Domenica 26 novembre, XXXIV del tempo ordinario
(Ez 34,11-12.15-17; 1Cor 15,20-26.28; Mt 25,31-46)
Oggi è la festa di Cristo Re, voluta da Pio XI per sottolineare le differenze tra la regalità mondana e quella del Figlio. Il Suo Regno infatti prevede umiliazione, annichilimento e perfino disprezzo da parte di tutti. Nel suo essere Re, non sono inclusi gli agi, le sicurezze e le comodità usuali a monarchi e potenti di questa terra. Il Mago a Betlemme gli ha offerto l’oro, simbolo di regalità; ma era alloggiato in una scomoda grotta, non in una reggia sontuosa. Ancora in fasce è stato costretto a fuggire in Egitto con Maria e Giuseppe, senza le difese armate che i re della terra esibiscono in questi casi.
I suoi primi sudditi, i Giudei, lo hanno schernito, deriso, messo alla prova in più occasioni, fino a braccarlo e ad appenderlo sulla croce. Il suo regnare consiste nell’umiliarsi e nel restare sottomesso, anche quando potrebbe (e quanto lo vorremmo) far saltare i chiodi che lo trafiggono e discendere dalla croce: ma lui, il nostro Re, accetta il supplizio, l’abbandono e la morte. Proprio qui sta la sua regalità, perché il suo Regno si concretizza nell’amore e nella misericordia. Oggi parla ai discepoli di cosa succederà alla fine dei tempi: “Quando il Figlio dell’uomo verrà nella sua gloria, e tutti gli angeli con lui, siederà sul trono della sua gloria. Davanti a lui verranno radunati tutti i popoli. Egli separerà gli uni dagli altri, come il pastore separa le pecore dalle capre, e porrà le pecore alla sua destra e le capre alla sinistra.”
A coloro che sono alla propria destra, il Figlio dice: “Venite, benedetti del Padre mio, ricevete in eredità il regno preparato per voi fin dalla creazione del mondo, perché ho avuto fame e mi avete dato da mangiare, ho avuto sete e mi avete dato da bere, ero straniero e mi avete accolto, nudo e mi avete vestito, malato e mi avete visitato, ero in carcere e siete venuti a trovarmi”, mentre a quelli alla sua sinistra dirà: “Via, lontano da me, maledetti, nel fuoco eterno, preparato per il diavolo e per i suoi angeli, perché ho avuto fame e non mi avete dato da mangiare, ho avuto sete e non mi avete dato da bere, ero straniero e non mi avete accolto, nudo e non mi avete vestito, malato e in carcere e non mi avete visitato.”

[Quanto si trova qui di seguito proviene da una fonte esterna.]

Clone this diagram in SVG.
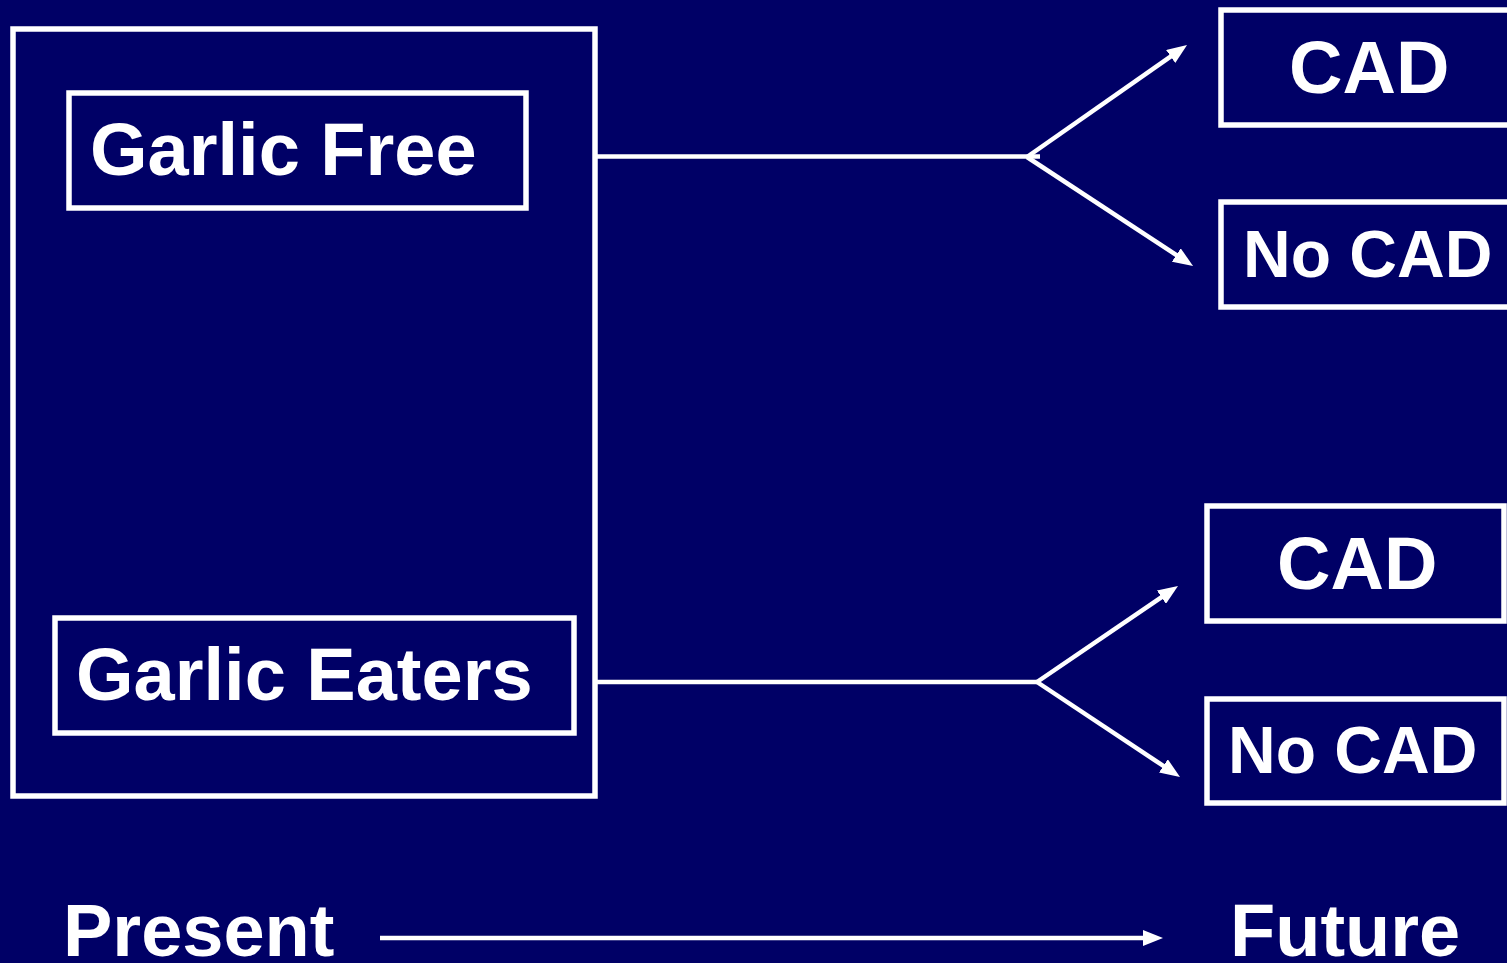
<svg xmlns="http://www.w3.org/2000/svg" width="1507" height="963" viewBox="0 0 1507 963">
  <style>
    .box { fill: none; stroke: #ffffff; stroke-width: 5.5; }
    .lbl { fill: #ffffff; font-family: "Liberation Sans", Arial, sans-serif; font-weight: bold; }
    .big { font-size: 74px; }
    .mid { font-size: 66px; }
    .link { stroke: #ffffff; stroke-width: 4.5; fill: none; }
  </style>
  <defs>
    <marker id="head" viewBox="0 0 20 16" refX="2" refY="8" markerWidth="20" markerHeight="16" markerUnits="userSpaceOnUse" orient="auto">
      <path d="M0,0 L20,8 L0,16 Z" fill="#ffffff"/>
    </marker>
  </defs>
  <rect width="1507" height="963" fill="#000066"/>

  <g id="cohort">
    <rect class="box" x="13" y="29" width="582" height="767"/>
  </g>
  <g id="garlic-free">
    <rect class="box" x="69" y="93" width="457" height="115"/>
    <text class="lbl big" x="90" y="175">Garlic Free</text>
  </g>
  <g id="garlic-eaters">
    <rect class="box" x="55" y="618" width="519" height="115"/>
    <text class="lbl big" x="76" y="700">Garlic Eaters</text>
  </g>

  <g id="cad-1">
    <rect class="box" x="1221" y="10" width="300" height="115"/>
    <text class="lbl big" x="1289" y="93">CAD</text>
  </g>
  <g id="nocad-1">
    <rect class="box" x="1221" y="202" width="300" height="105"/>
    <text class="lbl mid" x="1243" y="277">No CAD</text>
  </g>
  <g id="cad-2">
    <rect class="box" x="1207" y="506" width="297" height="115"/>
    <text class="lbl big" x="1277" y="589">CAD</text>
  </g>
  <g id="nocad-2">
    <rect class="box" x="1207" y="699" width="297" height="104"/>
    <text class="lbl mid" x="1228" y="773">No CAD</text>
  </g>

  <g id="present">
    <text class="lbl big" x="63" y="956">Present</text>
  </g>
  <g id="future">
    <text class="lbl big" x="1230" y="956">Future</text>
  </g>

  <g id="connectors">
    <line class="link" x1="597" y1="156.5" x2="1040" y2="156.5"/>
    <line class="link" x1="1027" y1="157" x2="1172.3" y2="55.3" marker-end="url(#head)"/>
    <line class="link" x1="1027" y1="157" x2="1178" y2="256.1" marker-end="url(#head)"/>
    <line class="link" x1="597" y1="682" x2="1037" y2="682"/>
    <line class="link" x1="1037" y1="682" x2="1163.1" y2="596.1" marker-end="url(#head)"/>
    <line class="link" x1="1037" y1="682" x2="1165" y2="767" marker-end="url(#head)"/>
    <line class="link" x1="380" y1="938" x2="1145" y2="938" marker-end="url(#head)"/>
  </g>
</svg>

Entrambi i gruppi sono sorpresi da queste frasi. Dove mai si è visto il Figlio dell’uomo affamato, assetato, senza una casa, senza vestiti, malato o per di più incarcerato? Al che il Figlio risponde con una delle frasi più note di tutto il Vangelo: “In verità io vi dico: tutto quello che avete fatto a uno solo di questi miei fratelli più piccoli, l’avete fatto a me [e] tutto quello che non avete fatto a uno solo di questi più piccoli, non l’avete fatto a me.”
Con questo, Gesù allo stesso tempo ribadisce che il fondamento di tutta la sua predicazione è nella relazione con il prossimo e conferma la differenza fondamentale di Dio Padre e Figlio e Spirito Santo rispetto alle divinità pagane. Non è raro, nei miti, leggere di dèi che, camuffati, visitano i mortali, spesso segretamente mettendoli alla prova per poi rivelarsi e ricompensare o punire la loro ospitalità. Il Figlio fa molto di più: ogni singola azione compiuta nei confronti di qualsiasi persona conta come compiuta nei confronti di Lui stesso. Alla fine dei tempi ci sarà un giudizio. E Dio ci giudicherà in base all’amore che siamo riusciti a dare, a Lui come ai nostri fratelli.